Su madre tenía un nombre para ella desde antes de que naciera. Un nombre que venía de su lengua, del mapuche, con un significado profundo: belleza, fuerza, juventud, y también un gesto de pertenencia femenina. Lo eligió con un deseo claro: que su hija creciera sabiendo quién era y de dónde venía. Años más tarde, un fallo de Cipolletti reconoció la elección y autorizó que ese nombre sea el que figure en sus documentos oficiales.
Su padre fue quien realizó el trámite en el Registro Civil y, según contaron después, la persona encargada de tomar los datos no comprendió bien lo que él dijo. O quizá él no supo explicarlo. Lo cierto es que anotaron otro nombre. Uno que no tenía nada que ver con el que su madre había elegido, ni con el que la acompañó desde su primer día de vida. Un nombre que no decía nada sobre su identidad.
Con el paso del tiempo, esa diferencia se volvió dolorosa. Porque en casa, en el jardín, en la escuela, todos la llamaban por el nombre que su madre había elegido. El otro, el que aparecía en los documentos, solo servía para trámites. Pero ella no lo usaba. No se reconocía. No le pertenecía.
A los seis años, dejó de ver a su padre. Contó que lo último que recordaba de ese vínculo estaba marcado por el miedo. Desde entonces, siguió creciendo con la certeza de que ese nombre impuesto no hablaba de ella. Cada vez que debía firmar un formulario o presentar una constancia, sentía que alguien más aparecía en su lugar.

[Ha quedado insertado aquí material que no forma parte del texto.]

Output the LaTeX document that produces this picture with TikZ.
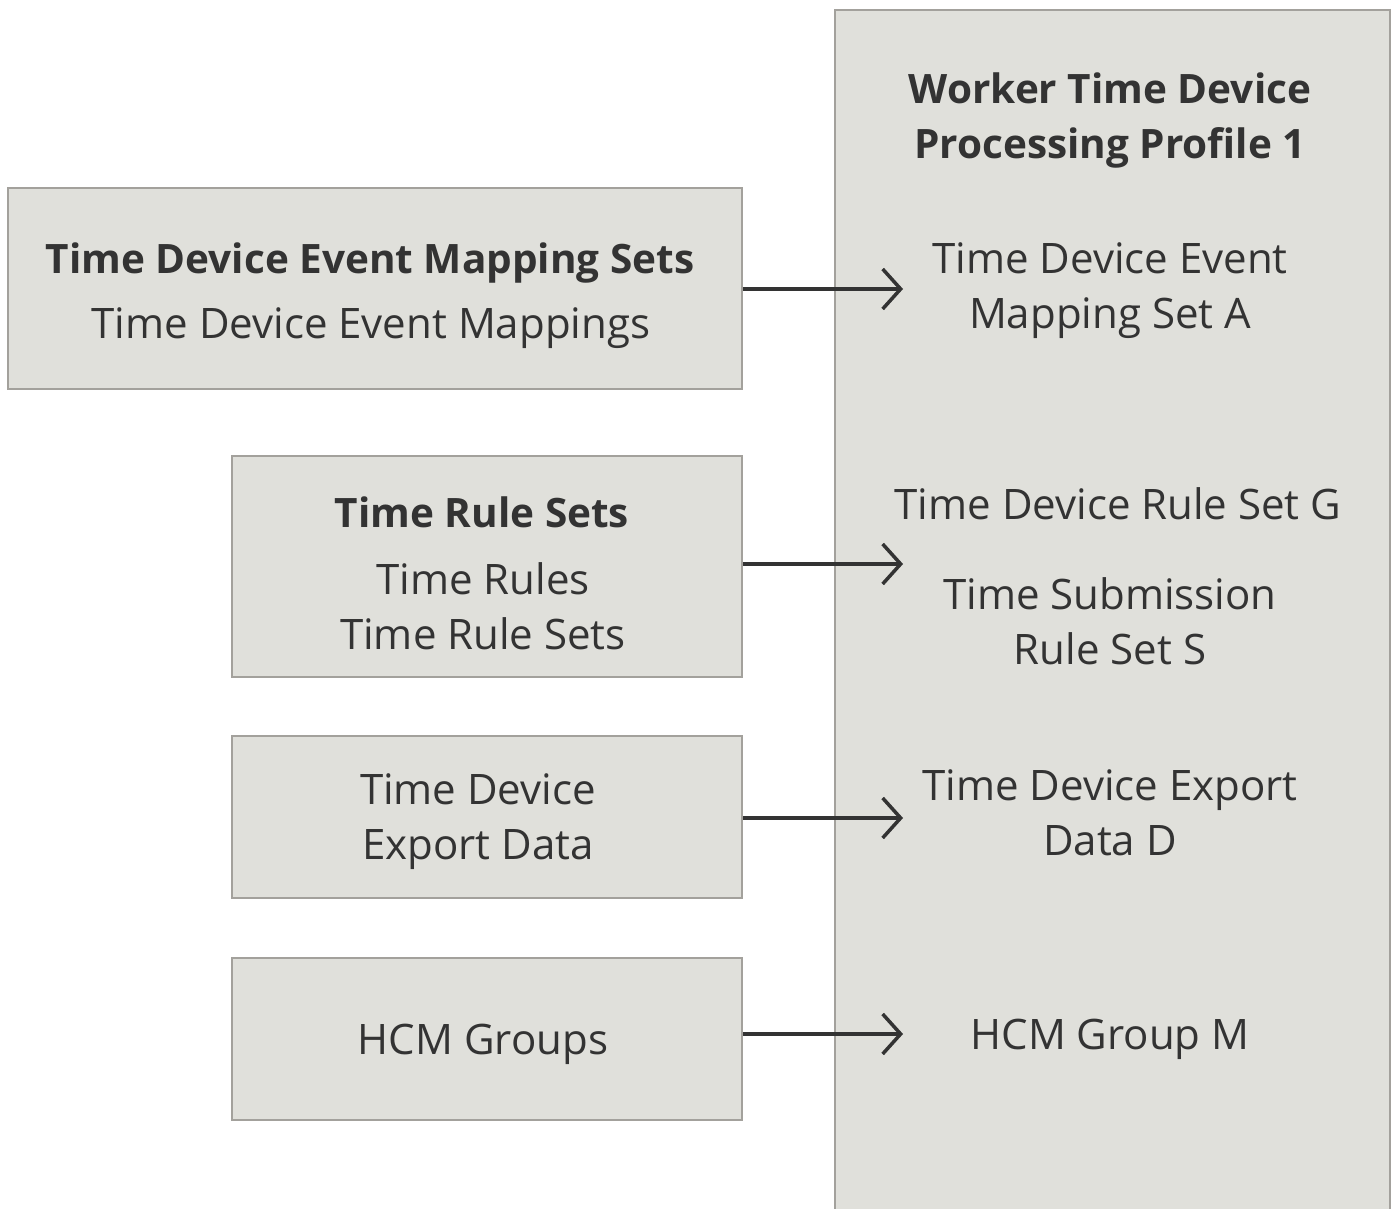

Cuando cumplió dieciséis, su historia llegó al fuero de Familia. Allí explicó todo con claridad: el error en la inscripción, el sentido del nombre original, el desarraigo que sentía cada vez que usaba el otro. Dijo que no se trataba solo de una cuestión administrativa. Que era su identidad la que estaba en juego.
El equipo técnico que la entrevistó escribió un informe donde destacaron su madurez y su comprensión. Confirmaron que la situación le generaba un malestar real, que no se trataba de un capricho ni de una idea pasajera. En la audiencia, frente al juez, ella volvió a decirlo: desde que tiene memoria, se presentó con ese nombre. Lo usó en la escuela, con sus amigas, con su familia. El otro no la representa.
También su escuela envió una nota. Allí dijeron que toda la comunidad la conoce por el nombre que siempre usó. Nadie la llama de otra forma. Nadie la identifica con el nombre registrado en su partida de nacimiento.
La sentencia tomó en cuenta su historia, las pruebas presentadas y el marco legal que protege el derecho a la identidad. Finalmente, el fallo autorizó que su documento diga lo mismo que ha dicho siempre su historia, su entorno y su propia voz.